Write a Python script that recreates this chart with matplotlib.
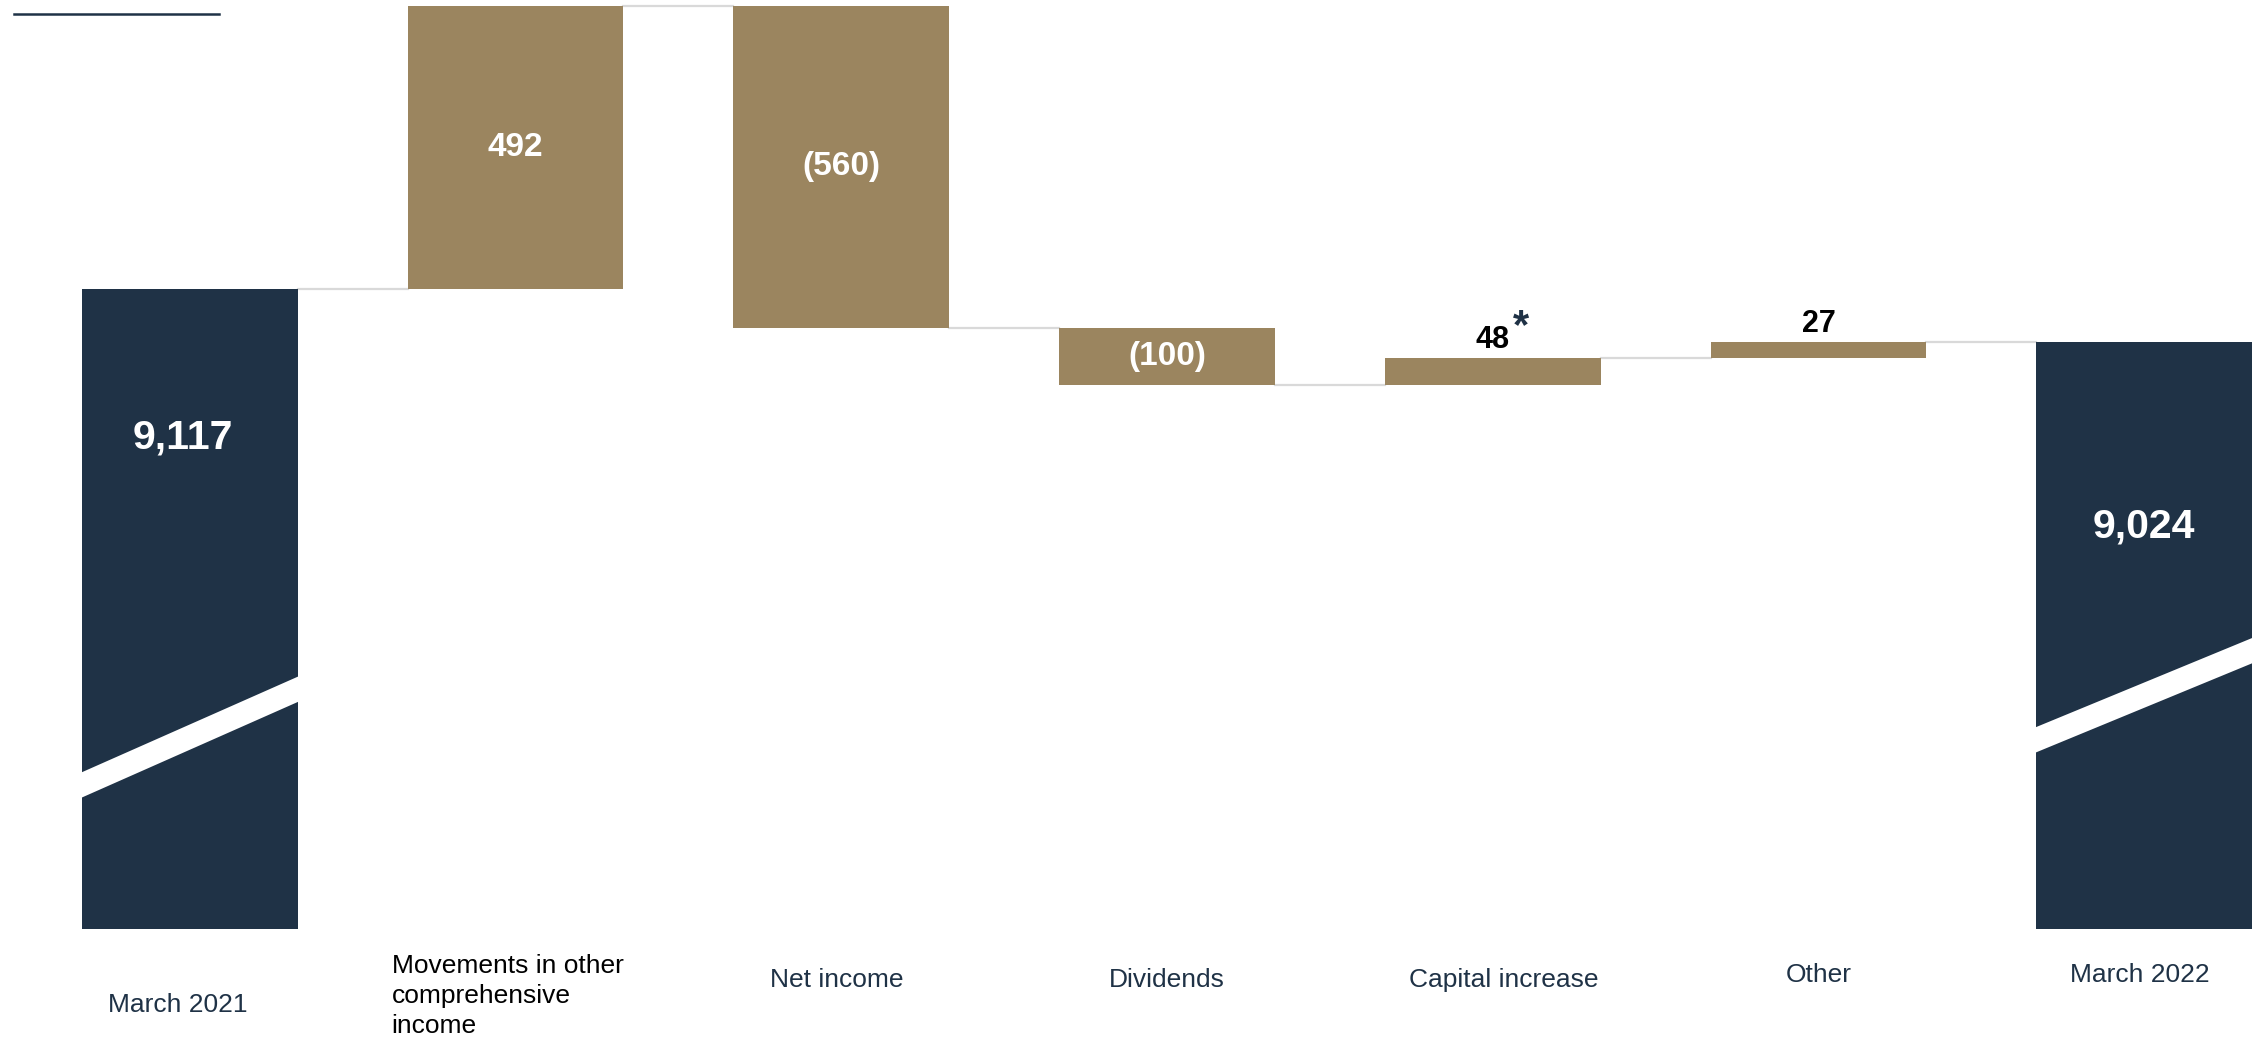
import matplotlib
matplotlib.use("Agg")
import matplotlib.pyplot as plt
from matplotlib.lines import Line2D
from matplotlib.patches import Polygon

plt.rcParams["font.family"] = ["Liberation Sans", "DejaVu Sans"]

# data
categories = [
    "March 2021",
    "Movements in other\ncomprehensive\nincome",
    "Net income",
    "Dividends",
    "Capital increase",
    "Other",
    "March 2022",
]
opening_total = 9117
deltas = [492, -560, -100, 48, 27]
closing_total = 9024
footnote_marks = ["", "", "", "*", ""]

# style
NAVY = "#1F3246"
GOLD = "#9B855F"
CONNECTOR = "#D9D9D9"
AXIS_FLOOR = 8004  # broken axis: bars of the totals start here
BAR_WIDTH = 0.662
LABEL_Y = [0.038, 0.047, 0.062, 0.062, 0.062, 0.067, 0.067]  # axes fraction
LABEL_DX = [-8.6, -5.8, -3.2, 0, 7.7, 0, -3.2]  # points
LABEL_COLORS = [NAVY, "black", NAVY, NAVY, NAVY, NAVY, NAVY]
TOTAL_LABEL_DROP = [259, 321]
TOTAL_LABEL_DX = [-5.4, 0]  # points
BREAKS = [(8249, 8425), (8328, 8492)]  # centre of break band, left/right edge
BREAK_HALF = 22


def fmt_delta(value: int) -> str:
    return f"({abs(value):,})" if value < 0 else f"{value:,}"


fig = plt.figure(figsize=(22.55, 10.45), dpi=100)
ax = fig.add_axes([0, 0, 1, 1])
ax.set_xlim(-0.5828, 6.34)
ax.set_ylim(7801.5, 9619)
ax.axis("off")

positions = list(range(len(categories)))

# totals
totals = [opening_total, closing_total]
total_pos = [positions[0], positions[-1]]
ax.bar(total_pos, [t - AXIS_FLOOR for t in totals], bottom=AXIS_FLOOR,
       width=BAR_WIDTH, color=NAVY, zorder=2)

# deltas
levels = [opening_total]
for d in deltas:
    levels.append(levels[-1] + d)
bottoms = [min(levels[i], levels[i + 1]) for i in range(len(deltas))]
heights = [abs(d) for d in deltas]
ax.bar(positions[1:-1], heights, bottom=bottoms, width=BAR_WIDTH,
       color=GOLD, zorder=2)

# connectors
for i in range(len(categories) - 1):
    y = levels[i]
    ax.plot([positions[i] + BAR_WIDTH / 2, positions[i + 1] - BAR_WIDTH / 2],
            [y, y], color=CONNECTOR, lw=1.6, zorder=1)

# axis break bands
for pos, (y_left, y_right) in zip(total_pos, BREAKS):
    x0 = pos - BAR_WIDTH / 2 - 0.02
    x1 = pos + BAR_WIDTH / 2 + 0.02
    band = Polygon([(x0, y_left - BREAK_HALF), (x1, y_right - BREAK_HALF),
                    (x1, y_right + BREAK_HALF), (x0, y_left + BREAK_HALF)],
                   closed=True, facecolor="white", edgecolor="none", zorder=3)
    ax.add_patch(band)

# total labels
for pos, total, drop, dx in zip(total_pos, totals, TOTAL_LABEL_DROP,
                                TOTAL_LABEL_DX):
    ax.annotate(f"{total:,}", (pos, total - drop), xytext=(dx, 0),
                textcoords="offset points", color="white", fontsize=29.5,
                fontweight="bold", ha="center", va="center", zorder=4)

# delta labels
for pos, bottom, height, d, mark in zip(positions[1:-1], bottoms, heights,
                                        deltas, footnote_marks):
    if height >= 80:
        ax.text(pos, bottom + height / 2, fmt_delta(d), color="white",
                fontsize=24, fontweight="bold", ha="center", va="center",
                zorder=4)
    else:
        ax.annotate(fmt_delta(d), (pos, bottom + height), xytext=(0, 13),
                    textcoords="offset points", color="black", fontsize=22,
                    fontweight="bold", ha="center", va="center", zorder=4)
        if mark:
            ax.annotate(mark, (pos, bottom + height), xytext=(20, 22),
                        textcoords="offset points", color=NAVY, fontsize=30,
                        fontweight="bold", ha="center", va="center", zorder=4)

# category labels
for pos, name, y, dx, color in zip(positions, categories, LABEL_Y, LABEL_DX,
                                   LABEL_COLORS):
    ax.annotate(name, (pos, y), xycoords=("data", "axes fraction"),
                xytext=(dx, 0), textcoords="offset points", color=color,
                fontsize=19, ha="center", va="center", multialignment="left",
                linespacing=1.3)

# decorative rule top left
fig.add_artist(Line2D([14 / 2255, 219 / 2255], [1 - 13.5 / 1045, 1 - 13.5 / 1045],
                      color=NAVY, lw=1.8))

fig.savefig("out.png", dpi=100)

→ **Brief**: Output an exact copy of the material, with the pictures removed.

→ **Expected answer**:
Write a Python script that recreates this chart with matplotlib.
import matplotlib
matplotlib.use("Agg")
import matplotlib.pyplot as plt
from matplotlib.lines import Line2D
from matplotlib.patches import Polygon

plt.rcParams["font.family"] = ["Liberation Sans", "DejaVu Sans"]

# data
categories = [
    "March 2021",
    "Movements in other\ncomprehensive\nincome",
    "Net income",
    "Dividends",
    "Capital increase",
    "Other",
    "March 2022",
]
opening_total = 9117
deltas = [492, -560, -100, 48, 27]
closing_total = 9024
footnote_marks = ["", "", "", "*", ""]

# style
NAVY = "#1F3246"
GOLD = "#9B855F"
CONNECTOR = "#D9D9D9"
AXIS_FLOOR = 8004  # broken axis: bars of the totals start here
BAR_WIDTH = 0.662
LABEL_Y = [0.038, 0.047, 0.062, 0.062, 0.062, 0.067, 0.067]  # axes fraction
LABEL_DX = [-8.6, -5.8, -3.2, 0, 7.7, 0, -3.2]  # points
LABEL_COLORS = [NAVY, "black", NAVY, NAVY, NAVY, NAVY, NAVY]
TOTAL_LABEL_DROP = [259, 321]
TOTAL_LABEL_DX = [-5.4, 0]  # points
BREAKS = [(8249, 8425), (8328, 8492)]  # centre of break band, left/right edge
BREAK_HALF = 22


def fmt_delta(value: int) -> str:
    return f"({abs(value):,})" if value < 0 else f"{value:,}"


fig = plt.figure(figsize=(22.55, 10.45), dpi=100)
ax = fig.add_axes([0, 0, 1, 1])
ax.set_xlim(-0.5828, 6.34)
ax.set_ylim(7801.5, 9619)
ax.axis("off")

positions = list(range(len(categories)))

# totals
totals = [opening_total, closing_total]
total_pos = [positions[0], positions[-1]]
ax.bar(total_pos, [t - AXIS_FLOOR for t in totals], bottom=AXIS_FLOOR,
       width=BAR_WIDTH, color=NAVY, zorder=2)

# deltas
levels = [opening_total]
for d in deltas:
    levels.append(levels[-1] + d)
bottoms = [min(levels[i], levels[i + 1]) for i in range(len(deltas))]
heights = [abs(d) for d in deltas]
ax.bar(positions[1:-1], heights, bottom=bottoms, width=BAR_WIDTH,
       color=GOLD, zorder=2)

# connectors
for i in range(len(categories) - 1):
    y = levels[i]
    ax.plot([positions[i] + BAR_WIDTH / 2, positions[i + 1] - BAR_WIDTH / 2],
            [y, y], color=CONNECTOR, lw=1.6, zorder=1)

# axis break bands
for pos, (y_left, y_right) in zip(total_pos, BREAKS):
    x0 = pos - BAR_WIDTH / 2 - 0.02
    x1 = pos + BAR_WIDTH / 2 + 0.02
    band = Polygon([(x0, y_left - BREAK_HALF), (x1, y_right - BREAK_HALF),
                    (x1, y_right + BREAK_HALF), (x0, y_left + BREAK_HALF)],
                   closed=True, facecolor="white", edgecolor="none", zorder=3)
    ax.add_patch(band)

# total labels
for pos, total, drop, dx in zip(total_pos, totals, TOTAL_LABEL_DROP,
                                TOTAL_LABEL_DX):
    ax.annotate(f"{total:,}", (pos, total - drop), xytext=(dx, 0),
                textcoords="offset points", color="white", fontsize=29.5,
                fontweight="bold", ha="center", va="center", zorder=4)

# delta labels
for pos, bottom, height, d, mark in zip(positions[1:-1], bottoms, heights,
                                        deltas, footnote_marks):
    if height >= 80:
        ax.text(pos, bottom + height / 2, fmt_delta(d), color="white",
                fontsize=24, fontweight="bold", ha="center", va="center",
                zorder=4)
    else:
        ax.annotate(fmt_delta(d), (pos, bottom + height), xytext=(0, 13),
                    textcoords="offset points", color="black", fontsize=22,
                    fontweight="bold", ha="center", va="center", zorder=4)
        if mark:
            ax.annotate(mark, (pos, bottom + height), xytext=(20, 22),
                        textcoords="offset points", color=NAVY, fontsize=30,
                        fontweight="bold", ha="center", va="center", zorder=4)

# category labels
for pos, name, y, dx, color in zip(positions, categories, LABEL_Y, LABEL_DX,
                                   LABEL_COLORS):
    ax.annotate(name, (pos, y), xycoords=("data", "axes fraction"),
                xytext=(dx, 0), textcoords="offset points", color=color,
                fontsize=19, ha="center", va="center", multialignment="left",
                linespacing=1.3)

# decorative rule top left
fig.add_artist(Line2D([14 / 2255, 219 / 2255], [1 - 13.5 / 1045, 1 - 13.5 / 1045],
                      color=NAVY, lw=1.8))

fig.savefig("out.png", dpi=100)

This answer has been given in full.